Aufruf und Stellungnahme der Initiative für mehr Demokratie zum anstehenden Referendum über die Verfassungsreform
Der Vorstand der Initiative für mehr Demokratie ruft alle Bürgerinnen und Bürger dazu auf, am kommenden Sonntag/Montag die Möglichkeit der Volksabstimmung über die von der Regierung Berlusconi gewollte Verfassungsreform zu nutzen!
Mit der Teilnahme an der Abstimmung gilt es vor allem auch den unschätzbaren Wert dieser Form des Referendums zu bestätigen. Der Vorstand spricht sich zugleich ganz entschieden dafür aus, mit einem Nein gegen diese "Reform" zu stimmen.
Allein schon die Art und Weise, wie sie zustande gekommen ist, verlangt eine strikte Ablehnung. Eine Verfassung, die 60 Jahre lang die Grundlage des italienischen Staatswesens war, das für Südtirol immerhin eine weltweit exemplarische Autonomie möglich gemacht hat, kann und darf nicht in einem solchen Ausmaß, kurzerhand und einseitig, von einer Regierungsmehrheit grundlegend geändert werden, ohne eine umfassende Information und ohne ausreichend Zeit für einen Meinungsbildungsprozess in der gesamten italienischen Bevölkerung.
Mit dieser „Reform“ würde die parlamentarische Demokratie abgeschafft und eine Präsidial“demokratie“ eingerichtet. Sie weist genau in die entgegengesetzte Richtung von dem, was Not tut: Sie brächte eine Machtkonzentration für die Regierung mit sich, wie sie heute weniger denn je zu brauchen ist. Auf der Strecke bliebe eine Demokratie, die gerade erst mit der kleinen Verfassungsreform 2001 - per Referendum vom Volk angenommen – Aufwind erhalten hat: eine Demokratie, die auf die Fähigkeit der Menschen zur Selbstorganisation setzt, zum Dialog, zur freien Abstimmung aufeinander und zu einer Selbsterziehung der Gesellschaft durch gemeinsames politisches Handeln.

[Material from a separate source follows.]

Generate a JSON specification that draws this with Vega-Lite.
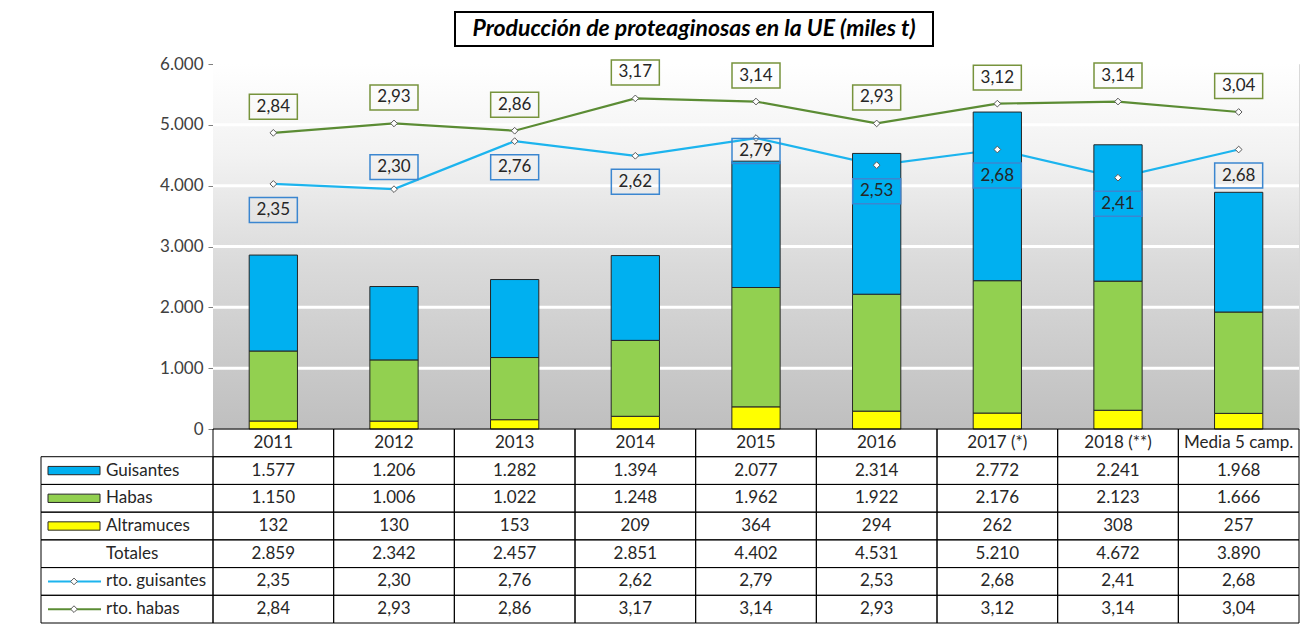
{
  "$schema": "https://vega.github.io/schema/vega-lite/v6.json",
  "padding": {"left": 40, "top": 11, "right": 0, "bottom": 0},
  "background": "white",
  "datasets": {
    "d": [
      {"camp": "2011", "Guisantes": 1577, "Habas": 1150, "Altramuces": 132, "Totales": 2859, "rg": 2.35, "rh": 2.84},
      {"camp": "2012", "Guisantes": 1206, "Habas": 1006, "Altramuces": 130, "Totales": 2342, "rg": 2.30, "rh": 2.93},
      {"camp": "2013", "Guisantes": 1282, "Habas": 1022, "Altramuces": 153, "Totales": 2457, "rg": 2.76, "rh": 2.86},
      {"camp": "2014", "Guisantes": 1394, "Habas": 1248, "Altramuces": 209, "Totales": 2851, "rg": 2.62, "rh": 3.17},
      {"camp": "2015", "Guisantes": 2077, "Habas": 1962, "Altramuces": 364, "Totales": 4402, "rg": 2.79, "rh": 3.14},
      {"camp": "2016", "Guisantes": 2314, "Habas": 1922, "Altramuces": 294, "Totales": 4531, "rg": 2.53, "rh": 2.93},
      {"camp": "2017 (*)", "Guisantes": 2772, "Habas": 2176, "Altramuces": 262, "Totales": 5210, "rg": 2.68, "rh": 3.12},
      {"camp": "2018 (**)", "Guisantes": 2241, "Habas": 2123, "Altramuces": 308, "Totales": 4672, "rg": 2.41, "rh": 3.14},
      {"camp": "Media 5 camp.", "Guisantes": 1968, "Habas": 1666, "Altramuces": 257, "Totales": 3890, "rg": 2.68, "rh": 3.04}
    ],
    "series": [
      {"serie": "Guisantes", "t": "b"},
      {"serie": "Habas", "t": "b"},
      {"serie": "Altramuces", "t": "b"},
      {"serie": "Totales", "t": "n"},
      {"serie": "rto. guisantes", "t": "l"},
      {"serie": "rto. habas", "t": "l"}
    ]
  },
  "spacing": 7,
  "vconcat": [
    {
      "bounds": "flush",
      "spacing": 0,
      "hconcat": [
        {"width": 414, "height": 34, "data": {"values": []}, "mark": "point"},
        {
          "width": 478, "height": 34,
          "data": {"values": [{}]},
          "view": {"stroke": "#000000", "strokeWidth": 2, "fill": "white"},
          "mark": {"type": "text", "text": "Producción de proteaginosas en la UE (miles t)", "font": "Lato", "fontSize": 23, "fontWeight": "bold", "fontStyle": "italic", "color": "#000000"}
        }
      ]
    },
    {
      "columns": 2,
      "bounds": "flush",
      "spacing": 0,
      "concat": [
        {"width": 172, "height": 365, "data": {"values": []}, "mark": "point"},
        {
          "width": 1086, "height": 365,
          "data": {"name": "d"},
          "view": {"stroke": "#d9d9d9", "strokeWidth": 1},
          "resolve": {"scale": {"y": "independent"}},
          "layer": [
            {
              "data": {"values": [{}]},
              "mark": {"type": "rect", "fill": {"gradient": "linear", "x1": 0, "y1": 0, "x2": 0, "y2": 1, "stops": [{"offset": 0, "color": "#ffffff"}, {"offset": 0.25, "color": "#f2f2f2"}, {"offset": 0.55, "color": "#dadada"}, {"offset": 1, "color": "#bfbfbf"}]}},
              "encoding": {
                "y": {"datum": 6000, "type": "quantitative", "scale": {"domain": [0, 6000], "nice": false}, "axis": null},
                "y2": {"datum": 0}
              }
            },
            {
              "data": {"values": [{"g": 1000}, {"g": 2000}, {"g": 3000}, {"g": 4000}, {"g": 5000}]},
              "mark": {"type": "rule", "color": "#ffffff", "strokeWidth": 3},
              "encoding": {
                "y": {"field": "g", "type": "quantitative", "scale": {"domain": [0, 6000], "nice": false}, "axis": null}
              }
            },
            {
              "mark": {"type": "line", "color": "#1cb4ee", "strokeWidth": 2.2},
              "encoding": {
                "x": {"field": "camp", "type": "nominal", "sort": null, "scale": {"paddingInner": 0, "paddingOuter": 0}, "axis": null},
                "y": {"field": "rg", "type": "quantitative", "scale": {"domain": [0, 3.5], "nice": false}, "axis": null}
              }
            },
            {
              "transform": [
                {"fold": ["Altramuces", "Habas", "Guisantes"], "as": ["serie", "valor"]},
                {"window": [{"op": "row_number", "as": "orden"}], "groupby": ["camp"]}
              ],
              "mark": {"type": "bar", "width": {"band": 0.4}, "stroke": "#262626", "strokeWidth": 1},
              "encoding": {
                "x": {"field": "camp", "type": "nominal", "sort": null, "scale": {"paddingInner": 0, "paddingOuter": 0}, "axis": null},
                "y": {"field": "valor", "type": "quantitative", "stack": "zero", "scale": {"domain": [0, 6000], "nice": false},
                  "axis": {"orient": "left", "values": [0, 1000, 2000, 3000, 4000, 5000, 6000], "format": ",.0f", "title": null, "grid": false, "labelFont": "Lato", "labelFontSize": 17, "labelColor": "#404040", "domainColor": "#7f7f7f", "tickColor": "#7f7f7f", "tickSize": 5, "labelPadding": 5}},
                "color": {"field": "serie", "type": "nominal", "scale": {"domain": ["Guisantes", "Habas", "Altramuces"], "range": ["#00b0f0", "#92d050", "#ffff00"]}, "legend": null},
                "order": {"field": "orden", "type": "quantitative"}
              }
            },
            {
              "mark": {"type": "line", "color": "#5b8c34", "strokeWidth": 2.2},
              "encoding": {
                "x": {"field": "camp", "type": "nominal", "sort": null, "scale": {"paddingInner": 0, "paddingOuter": 0}, "axis": null},
                "y": {"field": "rh", "type": "quantitative", "scale": {"domain": [0, 3.5], "nice": false}, "axis": null}
              }
            },
            {
              "transform": [{"fold": ["rg", "rh"], "as": ["s", "v"]}],
              "mark": {"type": "point", "shape": "diamond", "filled": true, "fill": "#ffffff", "stroke": "#595959", "strokeWidth": 1, "size": 45, "opacity": 1},
              "encoding": {
                "x": {"field": "camp", "type": "nominal", "sort": null, "scale": {"paddingInner": 0, "paddingOuter": 0}, "axis": null},
                "y": {"field": "v", "type": "quantitative", "scale": {"domain": [0, 3.5], "nice": false}, "axis": null}
              }
            },
            {
              "mark": {"type": "point", "shape": "M-1,-0.52H1V0.52H-1Z", "size": 2304, "filled": false, "stroke": "#77933c", "strokeWidth": 1.5, "opacity": 1, "yOffset": -26},
              "encoding": {
                "x": {"field": "camp", "type": "nominal", "sort": null, "scale": {"paddingInner": 0, "paddingOuter": 0}, "axis": null},
                "y": {"field": "rh", "type": "quantitative", "scale": {"domain": [0, 3.5], "nice": false}, "axis": null}
              }
            },
            {
              "mark": {"type": "text", "font": "Lato", "fontSize": 17, "color": "#262626", "yOffset": -26},
              "encoding": {
                "x": {"field": "camp", "type": "nominal", "sort": null, "scale": {"paddingInner": 0, "paddingOuter": 0}, "axis": null},
                "y": {"field": "rh", "type": "quantitative", "scale": {"domain": [0, 3.5], "nice": false}, "axis": null},
                "text": {"field": "rh", "type": "quantitative", "format": ".2f"}
              }
            },
            {
              "mark": {"type": "point", "shape": "M-1,-0.52H1V0.52H-1Z", "size": 2304, "filled": false, "stroke": "#3b86d0", "strokeWidth": 1.5, "opacity": 1,
                "yOffset": {"expr": "datum.camp == '2012' ? -22 : (datum.camp == '2015' ? 13 : 26)"}},
              "encoding": {
                "x": {"field": "camp", "type": "nominal", "sort": null, "scale": {"paddingInner": 0, "paddingOuter": 0}, "axis": null},
                "y": {"field": "rg", "type": "quantitative", "scale": {"domain": [0, 3.5], "nice": false}, "axis": null}
              }
            },
            {
              "mark": {"type": "text", "font": "Lato", "fontSize": 17, "color": "#262626",
                "yOffset": {"expr": "datum.camp == '2012' ? -22 : (datum.camp == '2015' ? 13 : 26)"}},
              "encoding": {
                "x": {"field": "camp", "type": "nominal", "sort": null, "scale": {"paddingInner": 0, "paddingOuter": 0}, "axis": null},
                "y": {"field": "rg", "type": "quantitative", "scale": {"domain": [0, 3.5], "nice": false}, "axis": null},
                "text": {"field": "rg", "type": "quantitative", "format": ".2f"}
              }
            }
          ]
        },
        {
          "width": 172, "height": 194,
          "data": {"name": "series"},
          "layer": [
            {
              "mark": {"type": "rect", "filled": false, "stroke": "#000000", "strokeWidth": 1},
              "encoding": {
                "y": {"field": "serie", "type": "nominal", "scale": {"domain": ["hdr", "Guisantes", "Habas", "Altramuces", "Totales", "rto. guisantes", "rto. habas"], "paddingInner": 0, "paddingOuter": 0}, "axis": null}
              }
            },
            {
              "transform": [{"filter": "datum.t == 'b'"}],
              "mark": {"type": "point", "shape": "M-1,-0.16H1V0.16H-1Z", "size": 2704, "filled": true, "stroke": "#262626", "strokeWidth": 1, "opacity": 1, "xOffset": -53},
              "encoding": {
                "y": {"field": "serie", "type": "nominal", "scale": {"domain": ["hdr", "Guisantes", "Habas", "Altramuces", "Totales", "rto. guisantes", "rto. habas"], "paddingInner": 0, "paddingOuter": 0}, "axis": null},
                "color": {"field": "serie", "type": "nominal", "scale": {"domain": ["Guisantes", "Habas", "Altramuces"], "range": ["#00b0f0", "#92d050", "#ffff00"]}, "legend": null}
              }
            },
            {
              "transform": [{"filter": "datum.serie == 'rto. guisantes'"}],
              "mark": {"type": "point", "shape": "M-1,0H1", "size": 2809, "filled": false, "stroke": "#1cb4ee", "strokeWidth": 2, "opacity": 1, "xOffset": -52.5},
              "encoding": {
                "y": {"field": "serie", "type": "nominal", "scale": {"domain": ["hdr", "Guisantes", "Habas", "Altramuces", "Totales", "rto. guisantes", "rto. habas"], "paddingInner": 0, "paddingOuter": 0}, "axis": null}
              }
            },
            {
              "transform": [{"filter": "datum.serie == 'rto. habas'"}],
              "mark": {"type": "point", "shape": "M-1,0H1", "size": 2809, "filled": false, "stroke": "#5b8c34", "strokeWidth": 2, "opacity": 1, "xOffset": -52.5},
              "encoding": {
                "y": {"field": "serie", "type": "nominal", "scale": {"domain": ["hdr", "Guisantes", "Habas", "Altramuces", "Totales", "rto. guisantes", "rto. habas"], "paddingInner": 0, "paddingOuter": 0}, "axis": null}
              }
            },
            {
              "transform": [{"filter": "datum.t == 'l'"}],
              "mark": {"type": "point", "shape": "diamond", "filled": true, "fill": "#ffffff", "stroke": "#595959", "strokeWidth": 1, "size": 45, "opacity": 1, "xOffset": -53},
              "encoding": {
                "y": {"field": "serie", "type": "nominal", "scale": {"domain": ["hdr", "Guisantes", "Habas", "Altramuces", "Totales", "rto. guisantes", "rto. habas"], "paddingInner": 0, "paddingOuter": 0}, "axis": null}
              }
            },
            {
              "mark": {"type": "text", "align": "left", "dx": -21, "font": "Lato", "fontSize": 17, "color": "#262626"},
              "encoding": {
                "y": {"field": "serie", "type": "nominal", "scale": {"domain": ["hdr", "Guisantes", "Habas", "Altramuces", "Totales", "rto. guisantes", "rto. habas"], "paddingInner": 0, "paddingOuter": 0}, "axis": null},
                "text": {"field": "serie", "type": "nominal"}
              }
            }
          ]
        },
        {
          "width": 1086, "height": 194,
          "data": {"name": "d"},
          "layer": [
            {
              "transform": [{"fold": ["Guisantes", "Habas", "Altramuces", "Totales", "rg", "rh"], "as": ["serie", "valor"]}],
              "mark": {"type": "rect", "filled": false, "stroke": "#000000", "strokeWidth": 1},
              "encoding": {
                "x": {"field": "camp", "type": "nominal", "sort": null, "scale": {"paddingInner": 0, "paddingOuter": 0}, "axis": null},
                "y": {"field": "serie", "type": "nominal", "scale": {"domain": ["hdr", "Guisantes", "Habas", "Altramuces", "Totales", "rg", "rh"], "paddingInner": 0, "paddingOuter": 0}, "axis": null}
              }
            },
            {
              "mark": {"type": "rect", "filled": false, "stroke": "#000000", "strokeWidth": 1},
              "encoding": {
                "x": {"field": "camp", "type": "nominal", "sort": null, "scale": {"paddingInner": 0, "paddingOuter": 0}, "axis": null},
                "y": {"datum": "hdr", "type": "nominal"}
              }
            },
            {
              "mark": {"type": "text", "font": "Lato", "fontSize": 17, "color": "#262626"},
              "encoding": {
                "x": {"field": "camp", "type": "nominal", "sort": null, "scale": {"paddingInner": 0, "paddingOuter": 0}, "axis": null},
                "y": {"datum": "hdr", "type": "nominal"},
                "text": {"field": "camp", "type": "nominal"}
              }
            },
            {
              "transform": [{"fold": ["Guisantes", "Habas", "Altramuces", "Totales"], "as": ["serie", "valor"]}],
              "mark": {"type": "text", "font": "Lato", "fontSize": 17, "color": "#262626"},
              "encoding": {
                "x": {"field": "camp", "type": "nominal", "sort": null, "scale": {"paddingInner": 0, "paddingOuter": 0}, "axis": null},
                "y": {"field": "serie", "type": "nominal"},
                "text": {"field": "valor", "type": "quantitative", "format": ",.0f"}
              }
            },
            {
              "transform": [{"fold": ["rg", "rh"], "as": ["serie", "valor"]}],
              "mark": {"type": "text", "font": "Lato", "fontSize": 17, "color": "#262626"},
              "encoding": {
                "x": {"field": "camp", "type": "nominal", "sort": null, "scale": {"paddingInner": 0, "paddingOuter": 0}, "axis": null},
                "y": {"field": "serie", "type": "nominal"},
                "text": {"field": "valor", "type": "quantitative", "format": ".2f"}
              }
            }
          ]
        }
      ]
    }
  ],
  "config": {
    "view": {"stroke": null},
    "font": "Lato",
    "text": {"font": "Lato", "fontSize": 17, "color": "#262626"},
    "locale": {"number": {"decimal": ",", "thousands": ".", "grouping": [3], "currency": ["", " €"]}}
  }
}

Es kann nicht ausgeschlossen werden, dass sich hinter dieser „Verfassungsreform“, die auf einen ersten Blick in sich widersprüchlich und blind zusammengewürfelt erscheint, ein wohl durchdachtes Konzept zur Machtergreifung und Machtzementierung von Personen verbirgt, die auf demokratische Prozesse verzichten wollen. Auch nur die entfernteste Möglichkeit einer solchen Gefahr macht deutlich, was wir an diesem Instrument des bestätigenden Referendums haben. Dies gilt es mit hoher Stimmbeteiligung zu unterstreichen.
An diesem Referendum bekommen wir überdies konkret vorgeführt, dass die Abwesenheit eines Beteiligungsquorums nicht nur gefahrlos ist, sondern im Gegenteil dazu zwingt, dass die widerstreitenden Positionen offen um die Zustimmung der Bürgerinnen und Bürger konkurrieren und damit eine Urteilsbildung erleichtern.